◆ **Problem to work on**:
Working from the top of the listing below, retype each line through the line containing "const pa25 = [23, 16, 8];", both included, with no pictures.
== Dataset extract
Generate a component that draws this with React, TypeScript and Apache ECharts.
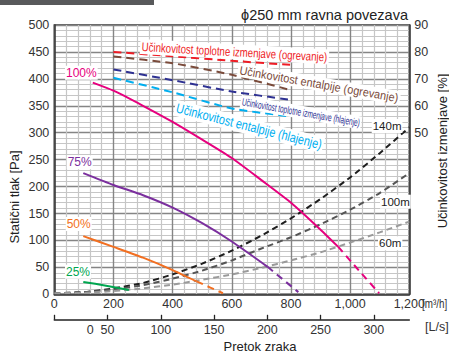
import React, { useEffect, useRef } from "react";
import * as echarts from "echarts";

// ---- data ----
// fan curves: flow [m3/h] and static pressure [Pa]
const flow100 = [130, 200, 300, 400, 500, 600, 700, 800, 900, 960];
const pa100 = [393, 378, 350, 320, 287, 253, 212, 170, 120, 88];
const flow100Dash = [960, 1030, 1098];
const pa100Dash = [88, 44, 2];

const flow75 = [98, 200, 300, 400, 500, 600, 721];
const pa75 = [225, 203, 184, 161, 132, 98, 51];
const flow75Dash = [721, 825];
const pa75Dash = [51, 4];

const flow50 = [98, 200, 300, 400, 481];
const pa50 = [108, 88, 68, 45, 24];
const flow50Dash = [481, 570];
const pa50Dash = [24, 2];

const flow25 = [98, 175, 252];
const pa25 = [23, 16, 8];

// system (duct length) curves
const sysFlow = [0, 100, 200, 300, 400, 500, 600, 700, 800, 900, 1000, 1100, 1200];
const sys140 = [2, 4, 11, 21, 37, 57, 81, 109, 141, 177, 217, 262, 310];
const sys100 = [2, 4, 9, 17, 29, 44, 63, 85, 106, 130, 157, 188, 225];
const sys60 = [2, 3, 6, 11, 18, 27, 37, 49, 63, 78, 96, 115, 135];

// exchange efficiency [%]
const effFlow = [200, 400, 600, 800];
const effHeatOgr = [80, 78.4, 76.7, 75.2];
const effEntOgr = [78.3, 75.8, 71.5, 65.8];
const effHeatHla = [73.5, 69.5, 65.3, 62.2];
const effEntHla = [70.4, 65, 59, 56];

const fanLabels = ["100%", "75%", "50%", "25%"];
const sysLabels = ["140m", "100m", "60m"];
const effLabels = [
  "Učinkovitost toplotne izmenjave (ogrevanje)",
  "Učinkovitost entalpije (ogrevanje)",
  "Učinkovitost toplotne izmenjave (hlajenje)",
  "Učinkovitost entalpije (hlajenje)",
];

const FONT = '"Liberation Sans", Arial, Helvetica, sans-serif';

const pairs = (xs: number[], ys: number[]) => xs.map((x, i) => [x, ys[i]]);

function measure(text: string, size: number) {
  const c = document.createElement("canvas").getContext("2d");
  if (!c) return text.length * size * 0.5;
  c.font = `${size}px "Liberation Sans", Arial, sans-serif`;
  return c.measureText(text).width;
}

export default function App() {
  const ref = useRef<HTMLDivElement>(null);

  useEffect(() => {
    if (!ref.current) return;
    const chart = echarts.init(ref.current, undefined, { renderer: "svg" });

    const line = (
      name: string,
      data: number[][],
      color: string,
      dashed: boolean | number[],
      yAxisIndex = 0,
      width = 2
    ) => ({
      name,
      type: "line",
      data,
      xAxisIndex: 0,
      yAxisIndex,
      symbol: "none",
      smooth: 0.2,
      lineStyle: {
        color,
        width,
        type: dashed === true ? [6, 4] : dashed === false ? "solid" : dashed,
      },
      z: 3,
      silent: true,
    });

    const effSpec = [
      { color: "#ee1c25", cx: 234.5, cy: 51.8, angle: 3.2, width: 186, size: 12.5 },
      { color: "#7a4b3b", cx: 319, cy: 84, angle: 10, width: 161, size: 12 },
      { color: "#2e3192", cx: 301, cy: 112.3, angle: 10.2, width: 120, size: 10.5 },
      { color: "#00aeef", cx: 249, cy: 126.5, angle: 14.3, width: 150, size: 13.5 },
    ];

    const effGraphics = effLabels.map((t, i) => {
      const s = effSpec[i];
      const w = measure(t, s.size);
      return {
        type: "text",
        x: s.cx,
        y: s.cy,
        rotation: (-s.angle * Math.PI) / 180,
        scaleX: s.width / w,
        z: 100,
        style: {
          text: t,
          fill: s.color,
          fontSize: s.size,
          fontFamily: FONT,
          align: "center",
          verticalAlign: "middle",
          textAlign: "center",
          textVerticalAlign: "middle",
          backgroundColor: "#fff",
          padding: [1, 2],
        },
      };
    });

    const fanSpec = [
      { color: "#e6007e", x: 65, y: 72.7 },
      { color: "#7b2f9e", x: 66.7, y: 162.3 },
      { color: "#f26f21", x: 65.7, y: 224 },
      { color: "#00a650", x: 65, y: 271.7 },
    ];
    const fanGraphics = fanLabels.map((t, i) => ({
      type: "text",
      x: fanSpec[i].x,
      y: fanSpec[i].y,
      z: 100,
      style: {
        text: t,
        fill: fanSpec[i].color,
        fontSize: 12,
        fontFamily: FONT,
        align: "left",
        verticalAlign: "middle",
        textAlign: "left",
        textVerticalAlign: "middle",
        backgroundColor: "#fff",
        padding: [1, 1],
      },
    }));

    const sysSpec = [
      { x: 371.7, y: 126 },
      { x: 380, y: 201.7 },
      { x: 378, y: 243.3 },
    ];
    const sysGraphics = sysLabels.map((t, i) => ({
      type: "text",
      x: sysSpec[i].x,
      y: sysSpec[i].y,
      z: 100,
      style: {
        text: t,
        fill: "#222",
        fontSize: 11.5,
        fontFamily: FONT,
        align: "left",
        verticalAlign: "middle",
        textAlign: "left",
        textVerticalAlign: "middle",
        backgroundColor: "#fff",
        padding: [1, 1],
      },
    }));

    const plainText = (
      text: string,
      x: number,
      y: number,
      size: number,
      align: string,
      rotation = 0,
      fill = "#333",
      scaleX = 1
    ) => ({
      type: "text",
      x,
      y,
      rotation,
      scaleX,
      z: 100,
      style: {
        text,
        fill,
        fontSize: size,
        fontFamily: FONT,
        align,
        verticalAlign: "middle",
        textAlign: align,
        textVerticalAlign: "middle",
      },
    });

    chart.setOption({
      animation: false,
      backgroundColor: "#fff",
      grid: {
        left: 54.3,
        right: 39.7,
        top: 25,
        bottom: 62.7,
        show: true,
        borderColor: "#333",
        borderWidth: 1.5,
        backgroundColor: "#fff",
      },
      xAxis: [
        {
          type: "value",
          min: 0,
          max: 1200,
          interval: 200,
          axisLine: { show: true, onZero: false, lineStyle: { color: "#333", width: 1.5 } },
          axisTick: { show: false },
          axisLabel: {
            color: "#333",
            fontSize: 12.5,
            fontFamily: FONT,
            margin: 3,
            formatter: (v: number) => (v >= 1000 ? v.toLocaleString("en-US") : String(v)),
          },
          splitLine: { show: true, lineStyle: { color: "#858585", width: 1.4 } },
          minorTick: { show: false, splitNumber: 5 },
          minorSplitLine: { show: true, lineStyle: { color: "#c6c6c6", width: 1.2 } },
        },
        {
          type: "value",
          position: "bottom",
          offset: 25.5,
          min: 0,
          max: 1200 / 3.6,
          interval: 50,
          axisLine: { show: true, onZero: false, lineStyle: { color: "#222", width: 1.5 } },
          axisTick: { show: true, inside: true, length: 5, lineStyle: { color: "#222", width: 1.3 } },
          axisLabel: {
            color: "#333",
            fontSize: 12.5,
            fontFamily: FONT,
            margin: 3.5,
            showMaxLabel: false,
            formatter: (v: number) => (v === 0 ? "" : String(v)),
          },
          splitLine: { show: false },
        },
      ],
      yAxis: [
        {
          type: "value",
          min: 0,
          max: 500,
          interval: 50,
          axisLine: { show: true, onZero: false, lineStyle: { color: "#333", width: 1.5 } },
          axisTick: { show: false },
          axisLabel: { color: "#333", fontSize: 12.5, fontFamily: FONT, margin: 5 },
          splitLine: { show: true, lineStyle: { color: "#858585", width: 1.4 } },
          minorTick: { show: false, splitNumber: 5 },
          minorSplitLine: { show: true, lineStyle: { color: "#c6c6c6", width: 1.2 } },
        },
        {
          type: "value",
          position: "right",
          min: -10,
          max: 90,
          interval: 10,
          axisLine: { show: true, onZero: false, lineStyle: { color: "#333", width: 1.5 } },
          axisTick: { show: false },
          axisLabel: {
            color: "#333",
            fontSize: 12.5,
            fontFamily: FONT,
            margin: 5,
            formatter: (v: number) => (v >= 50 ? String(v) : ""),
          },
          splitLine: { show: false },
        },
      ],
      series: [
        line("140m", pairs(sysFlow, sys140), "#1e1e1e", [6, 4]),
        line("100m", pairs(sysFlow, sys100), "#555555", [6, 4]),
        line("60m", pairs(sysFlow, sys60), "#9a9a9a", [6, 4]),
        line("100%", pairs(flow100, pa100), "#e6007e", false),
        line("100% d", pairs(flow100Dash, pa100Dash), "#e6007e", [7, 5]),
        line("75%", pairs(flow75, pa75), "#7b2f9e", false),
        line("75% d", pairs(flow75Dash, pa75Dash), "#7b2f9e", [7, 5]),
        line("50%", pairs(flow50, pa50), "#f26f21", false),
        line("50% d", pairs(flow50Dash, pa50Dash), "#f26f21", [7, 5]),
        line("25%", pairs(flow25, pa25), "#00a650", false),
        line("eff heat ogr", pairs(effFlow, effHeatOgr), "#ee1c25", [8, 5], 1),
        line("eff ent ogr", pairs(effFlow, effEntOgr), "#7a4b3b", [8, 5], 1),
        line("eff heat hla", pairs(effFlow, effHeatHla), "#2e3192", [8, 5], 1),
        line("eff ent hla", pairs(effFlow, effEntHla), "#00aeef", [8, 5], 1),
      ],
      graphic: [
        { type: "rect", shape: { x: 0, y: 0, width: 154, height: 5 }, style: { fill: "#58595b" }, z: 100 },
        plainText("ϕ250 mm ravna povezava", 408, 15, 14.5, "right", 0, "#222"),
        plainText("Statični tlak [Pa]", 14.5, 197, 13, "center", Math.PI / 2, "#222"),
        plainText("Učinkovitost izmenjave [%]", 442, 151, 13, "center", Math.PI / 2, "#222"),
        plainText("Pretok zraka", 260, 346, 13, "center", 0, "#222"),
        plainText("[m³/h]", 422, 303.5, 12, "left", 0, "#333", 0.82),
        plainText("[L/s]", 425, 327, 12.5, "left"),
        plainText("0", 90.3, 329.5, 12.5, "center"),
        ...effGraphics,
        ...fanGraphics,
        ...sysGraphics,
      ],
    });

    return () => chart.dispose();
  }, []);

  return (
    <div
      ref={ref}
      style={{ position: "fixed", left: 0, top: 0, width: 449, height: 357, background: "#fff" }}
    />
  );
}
====
◆ **Answer to this exercise**:
Generate a component that draws this with React, TypeScript and Apache ECharts.
import React, { useEffect, useRef } from "react";
import * as echarts from "echarts";

// ---- data ----
// fan curves: flow [m3/h] and static pressure [Pa]
const flow100 = [130, 200, 300, 400, 500, 600, 700, 800, 900, 960];
const pa100 = [393, 378, 350, 320, 287, 253, 212, 170, 120, 88];
const flow100Dash = [960, 1030, 1098];
const pa100Dash = [88, 44, 2];

const flow75 = [98, 200, 300, 400, 500, 600, 721];
const pa75 = [225, 203, 184, 161, 132, 98, 51];
const flow75Dash = [721, 825];
const pa75Dash = [51, 4];

const flow50 = [98, 200, 300, 400, 481];
const pa50 = [108, 88, 68, 45, 24];
const flow50Dash = [481, 570];
const pa50Dash = [24, 2];

const flow25 = [98, 175, 252];
const pa25 = [23, 16, 8];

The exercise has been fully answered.